Why is Microsoft suddenly so hot for HTML5?
Well, it's not about customers.
Microsoft has quite aggressively touted HTML5 during PDC 2010, which wraps up today. It's seemingly inconsistent with Microsoft's revamped cloud strategy, which is very much about taking propriety software to the cloud. How then does Microsoft's platform-independent HTML5 approach reconcile with extending the proprietary Office-Windows-Windows Server applications stack into the cloud?

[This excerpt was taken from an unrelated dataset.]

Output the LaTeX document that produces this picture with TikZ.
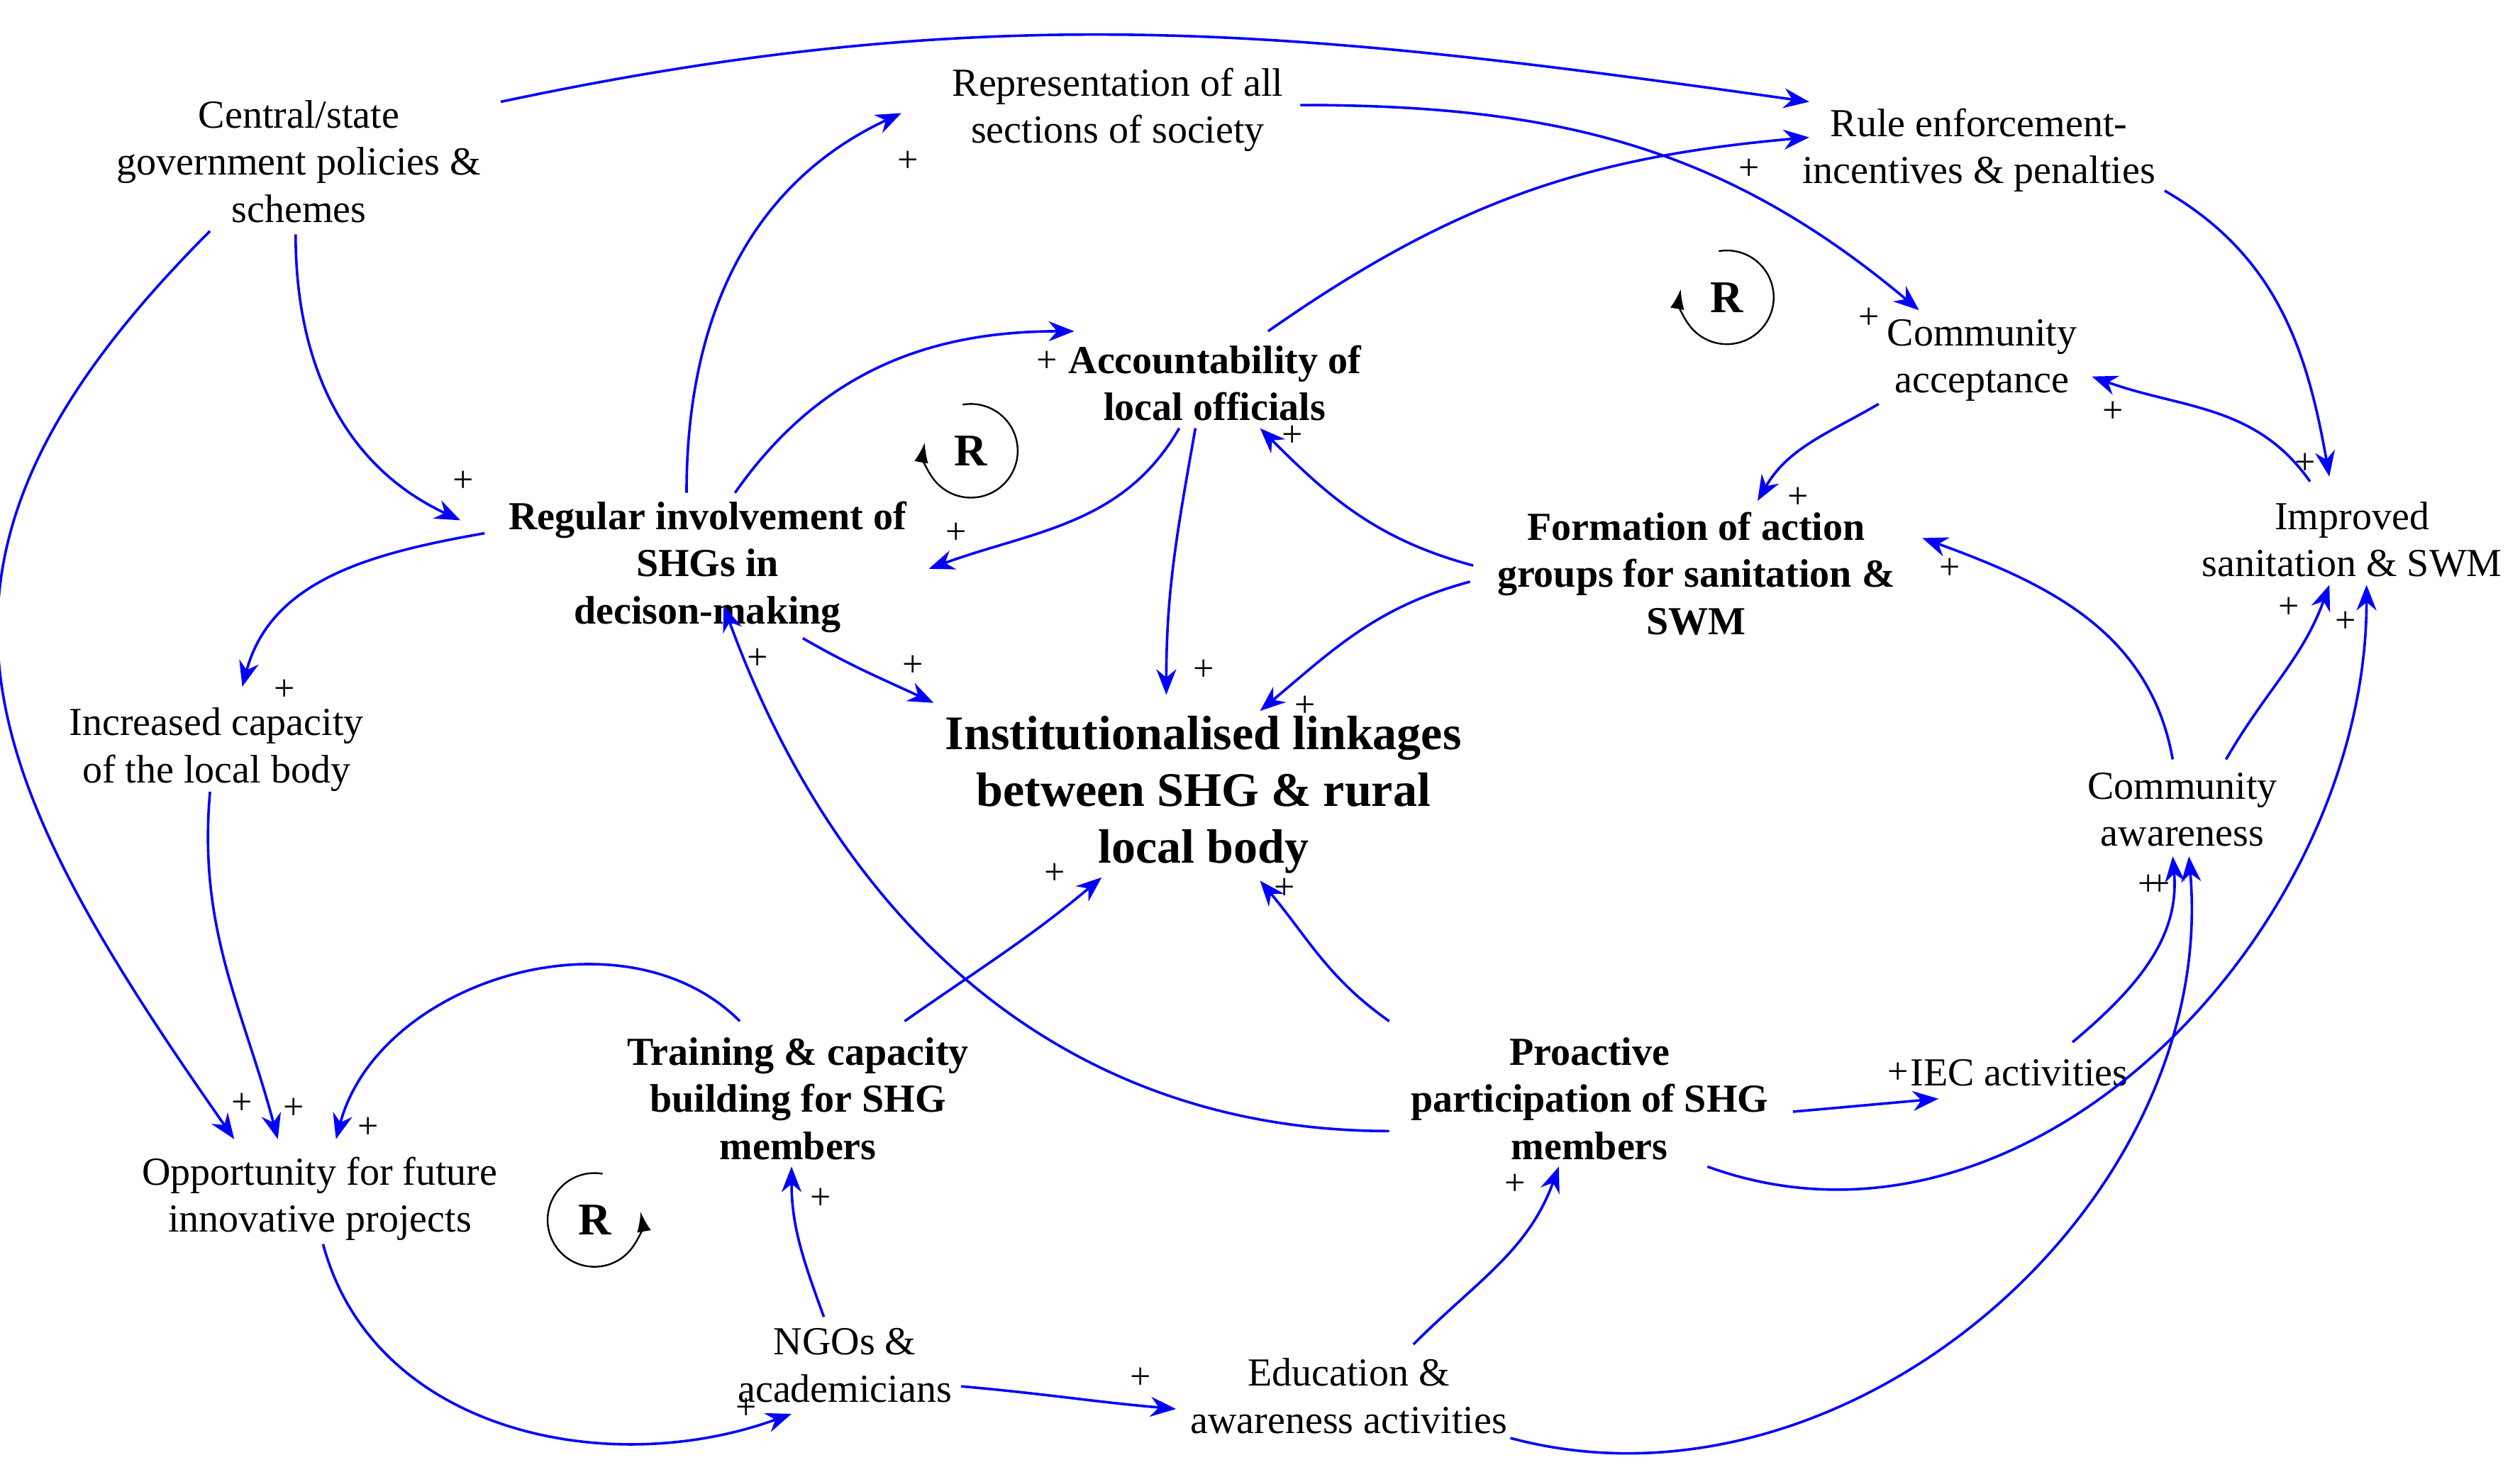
\documentclass[tikz,border=0pt]{standalone}
\usepackage{fontspec}
\setmainfont{Liberation Serif}
\usetikzlibrary{arrows.meta}
\begin{document}
\begin{tikzpicture}[x=0.02cm,y=-0.02cm,
 t/.style={align=center,inner sep=2pt,font=\fontsize{14}{16.6}\selectfont},
 b/.style={t,font=\fontsize{14}{16.6}\selectfont\bfseries},
 p/.style={inner sep=0pt,font=\fontsize{13}{13}\selectfont},
 e/.style={draw=blue,line width=0.9pt,-{Stealth[length=9pt,width=7pt]},fill=none},
 lp/.style={line width=0.6pt,-{Latex[length=7pt,width=5pt]}}]
\useasboundingbox (0,0) rectangle (1560,917);
\node[t] (cs) at (185,100) {Central/state\\government policies \&\\schemes};
\node[t] (rep) at (692,68) {Representation of all\\sections of society};
\node[t] (rule) at (1225,93) {Rule enforcement-\\incentives \& penalties};
\node[t] (ca) at (1227,223) {Community\\acceptance};
\node[b] (acc) at (752,237) {Accountability of\\local officials};
\node[b] (reg) at (438,351) {Regular involvement of\\SHGs in\\decison-making};
\node[b] (form) at (1050,355) {Formation of action\\groups for sanitation \&\\SWM};
\node[t] (imp) at (1456,334) {Improved\\sanitation \& SWM};
\node[t] (inc) at (134,464) {Increased capacity\\of the local body};
\node[t,font=\fontsize{17}{20}\selectfont\bfseries] (inst) at (745,492) {Institutionalised linkages\\between SHG \& rural\\local body};
\node[t] (caw) at (1351,501) {Community\\awareness};
\node[b] (tr) at (494,680) {Training \& capacity\\building for SHG\\members};
\node[b] (pro) at (984,680) {Proactive\\participation of SHG\\members};
\node[t] (iec) at (1250,664) {IEC activities};
\node[t] (opp) at (198,742) {Opportunity for future\\innovative projects};
\node[t] (ngo) at (523,845) {NGOs \&\\academicians};
\node[t] (edu) at (835,864) {Education \&\\awareness activities};
% loops
\node[font=\fontsize{16}{16}\selectfont\bfseries] (l1) at (601,279) {R};
\node[font=\fontsize{16}{16}\selectfont\bfseries] (l2) at (1069,184) {R};
\node[font=\fontsize{16}{16}\selectfont\bfseries] (l3) at (368,755) {R};
\draw[lp] ([shift={(100:0.58cm)}]l1.center) arc[start angle=100,end angle=-190,radius=0.58cm];
\draw[lp] ([shift={(100:0.58cm)}]l2.center) arc[start angle=100,end angle=-190,radius=0.58cm];
\draw[lp] ([shift={(80:0.58cm)}]l3.center) arc[start angle=80,end angle=370,radius=0.58cm];
% edges
\draw[e] ([shift={(125,-37)}]cs.center) to[out=12,in=172] ([shift={(-105,-30)}]rule.center);
\draw[e] ([shift={(-2,45)}]cs.center) to[out=-90,in=155] ([shift={(-153,-29)}]reg.center);
\draw[e] ([shift={(-55,43)}]cs.center) to[out=-135,in=125,looseness=1.3] ([shift={(-53,-37)}]opp.center);
\draw[e] ([shift={(113,-3)}]rep.center) to[out=0,in=140] ([shift={(-39,-31)}]ca.center);
\draw[e] ([shift={(-13,-46)}]reg.center) to[out=90,in=205] ([shift={(-134,2)}]rep.center);
\draw[e] ([shift={(17,-46)}]reg.center) to[out=55,in=180] ([shift={(-87,-32)}]acc.center);
\draw[e] ([shift={(-22,28)}]acc.center) to[out=-120,in=20] ([shift={(137,1)}]reg.center);
\draw[e] ([shift={(33,-32)}]acc.center) to[out=35,in=185] ([shift={(-105,-8)}]rule.center);
\draw[e] ([shift={(-12,28)}]acc.center) to[out=-100,in=90] ([shift={(-23,-62)}]inst.center);
\draw[e] ([shift={(-138,-5)}]form.center) to[out=165,in=-45] ([shift={(28,28)}]acc.center);
\draw[e] ([shift={(-140,5)}]form.center) to[out=195,in=40] ([shift={(35,-52)}]inst.center);
\draw[e] ([shift={(-64,27)}]ca.center) to[out=-150,in=60] ([shift={(38,-45)}]form.center);
\draw[e] ([shift={(-26,-36)}]imp.center) to[out=125,in=-20] ([shift={(68,10)}]ca.center);
\draw[e] ([shift={(115,25)}]rule.center) to[out=-30,in=100] ([shift={(-14,-39)}]imp.center);
\draw[e] ([shift={(-138,-21)}]reg.center) to[out=190,in=75] ([shift={(16,-39)}]inc.center);
\draw[e] ([shift={(59,44)}]reg.center) to[out=-30,in=155] ([shift={(-167,-57)}]inst.center);
\draw[e] ([shift={(-124,20)}]pro.center) to[out=180,in=-70] ([shift={(10,24)}]reg.center);
\draw[e] ([shift={(-4,26)}]inc.center) to[out=-95,in=105] ([shift={(-26,-37)}]opp.center);
\draw[e] ([shift={(-36,-48)}]tr.center) to[out=135,in=75] ([shift={(10,-37)}]opp.center);
\draw[e] ([shift={(66,-48)}]tr.center) to[out=35,in=-140] ([shift={(-63,51)}]inst.center);
\draw[e] ([shift={(-124,-48)}]pro.center) to[out=145,in=-50] ([shift={(35,53)}]inst.center);
\draw[e] ([shift={(126,8)}]pro.center) to[out=5,in=185] ([shift={(-50,16)}]iec.center);
\draw[e] ([shift={(33,-19)}]iec.center) to[out=40,in=-85] ([shift={(-6,29)}]caw.center);
\draw[e] ([shift={(27,-31)}]caw.center) to[out=60,in=-110] ([shift={(-14,28)}]imp.center);
\draw[e] ([shift={(-6,-31)}]caw.center) to[out=100,in=-20] ([shift={(140,-22)}]form.center);
\draw[e] ([shift={(73,42)}]pro.center) to[out=-20,in=-90] ([shift={(9,28)}]imp.center);
\draw[e] ([shift={(2,28)}]opp.center) to[out=-75,in=200] ([shift={(-33,30)}]ngo.center);
\draw[e] ([shift={(-13,-30)}]ngo.center) to[out=110,in=-90] ([shift={(-4,42)}]tr.center);
\draw[e] ([shift={(72,13)}]ngo.center) to[out=-5,in=175] ([shift={(-107,8)}]edu.center);
\draw[e] ([shift={(40,-32)}]edu.center) to[out=45,in=-110] ([shift={(-19,42)}]pro.center);
\draw[e] ([shift={(100,26)}]edu.center) to[out=-15,in=-85] ([shift={(4,29)}]caw.center);
% polarities
\foreach \n/\x/\y in {a/287/298,b/150/683,c/1157/197,d/562/100,f/648/224,g/592/330,h/1083/105,i/745/415,j/800/270,k/808/437,l/1113/308,m/1308/255,n/1427/287,o/176/427,q/565/412,r/469/408,s/182/686,u/228/698,v/653/541,w/795/550,x/1175/664,y/1330/548,z/1417/376,aa/1207/352,ab/1452/385,ac/462/872,ad/508/742,ae/706/853,af/938/733,ag/1337/548}
  \node[p] (p\n) at (\x,\y) {+};
\end{tikzpicture}
\end{document}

Microsoft product managers talk about customer benefits, and perhaps some of them truly believe that's the reason for supporting HTML5. But there is a more fundamental reason: Apple. Some readers will cock back their heads and ask: "WTF?" Apple also is a big HTML5 supporter. Maybe, but the two companies have very different reasons, with similar objective: Gaining developer and user momentum for their mobile platforms.
For Apple, Adobe's Flash is a competitive threat. If Apple allows Flash free reign on the iOS app store, some developers would use Adobe's technology to create applications. Flash already is used to develop Web applications and has a huge developer following. As such, giving a centimeter to Flash would give it a kilometer. Apple doesn't want a competing development platform on iOS. HTML5 is a better choice, allowing Apple to support standards and its own platforms while beating back a potential competitor.
Suddenly, the context for Apple CEO Steve Jobs' repeated attacks against Flash is clear. I often puzzled about his motives. Last week's announcement that Apple will launch a Macintosh applications store within 90 days makes sense of Jobs' anti-Flash position, which is as much about the computer as the mobile phone. Flash apps are widely available for Macs (and Windows PCs), and Apple's app store will soon enter the competitive space, wooing developers and users. While pundits focused on Flash and mobile as reason for Jobs' anti-Flash rhetoric, he had yet another reason for striking out against Adobe's rich Internet applications toolkit: The Mac. This also makes sense in context of Apple shipping the new MacBook Air without Flash.
By comparison, Microsoft gains against Apple, not Adobe, by supporting HTML5. The problem: Mobile applications. Effectively, Microsoft has none for Windows Phone 7 -- as measured by a couple thousand against the iOS App Store's 300,000 or even the Android Marketplace's 100,000. Microsoft is starting too far behind the new mobile applications race to catch up, let alone win. Perhaps Microsoft's competitive position would be stronger if Windows Phone 7 could leverage more from Office or Windows.
Microsoft's best strategy is to change the rules of engagement -- to use David Thinking. In his 2005 book, How the Weak Win Wars: A Theory of Asymmetric Tactics, political scientist Ivan Arreguín-Toft explains how seemingly weaker opponents can prevail against stronger ones by changing the rules of engagement. He produces excellent historical data showing that, in wars, when smaller rivals use such tactic they are more likely to win, even against mightier opponents. The Biblical example of David vs. Goliath is good analogy. Rather than fight like Goliath -- and almost certainly lose by dawning armor and sword -- David relied on his own strengths. A slingshot and stone kept him out of Goliath's reach but still on the offensive. I call this approach David Thinking.
HTML5-support lets Microsoft change the rules of the engagement, by moving the applications battle to the browser and to the cloud rather than to mobile applications. Microsoft's cloud platform is already ahead of Apple's. The strategy is also counterintuitive. Microsoft successfully built its business by popularizing its own proprietary technologies and extending the benefits (and customer and developer lock-in) through integration. There is no obvious Windows Phone 7 (or Internet Explorer 9) integration benefits to supporting cross-platform HTML5. That's OK. The short-term objective is to make mobile applications less important; apps favor Apple's rival software-services-hardware platform.
The David Thinking approach also explains something that Mary Jo Foley noted earlier today in the post "Microsoft: Our strategy with Silverlight has shifted." If Foley is right, Microsoft has sidelined Silverlight to Windows Phone 7 development, pushing HTML5 for Web applications. That resonates with a broader approach of leveraging Microsoft's existing development tools/platforms to mobile, while more broadly supporting HTML5 for RIAs.
Last week, Gartner predicted that mobile would be a trillion-dollar industry by 2014. It's a market Microsoft doesn't want to be shut out of. One question remains: Will the mobile Web be about the browser or applications? In April, I explained how Apple and Google are fighting over the future of the mobile Web by focusing more on applications or the browser, respectively. Like Google, Microsoft is betting on the browser -- for short-term strategic advantage -- while also trying to leverage existing applications like Office and newer cloud-based offerings. It's a bold approach worthy of praise, regardless of the competitive outcome.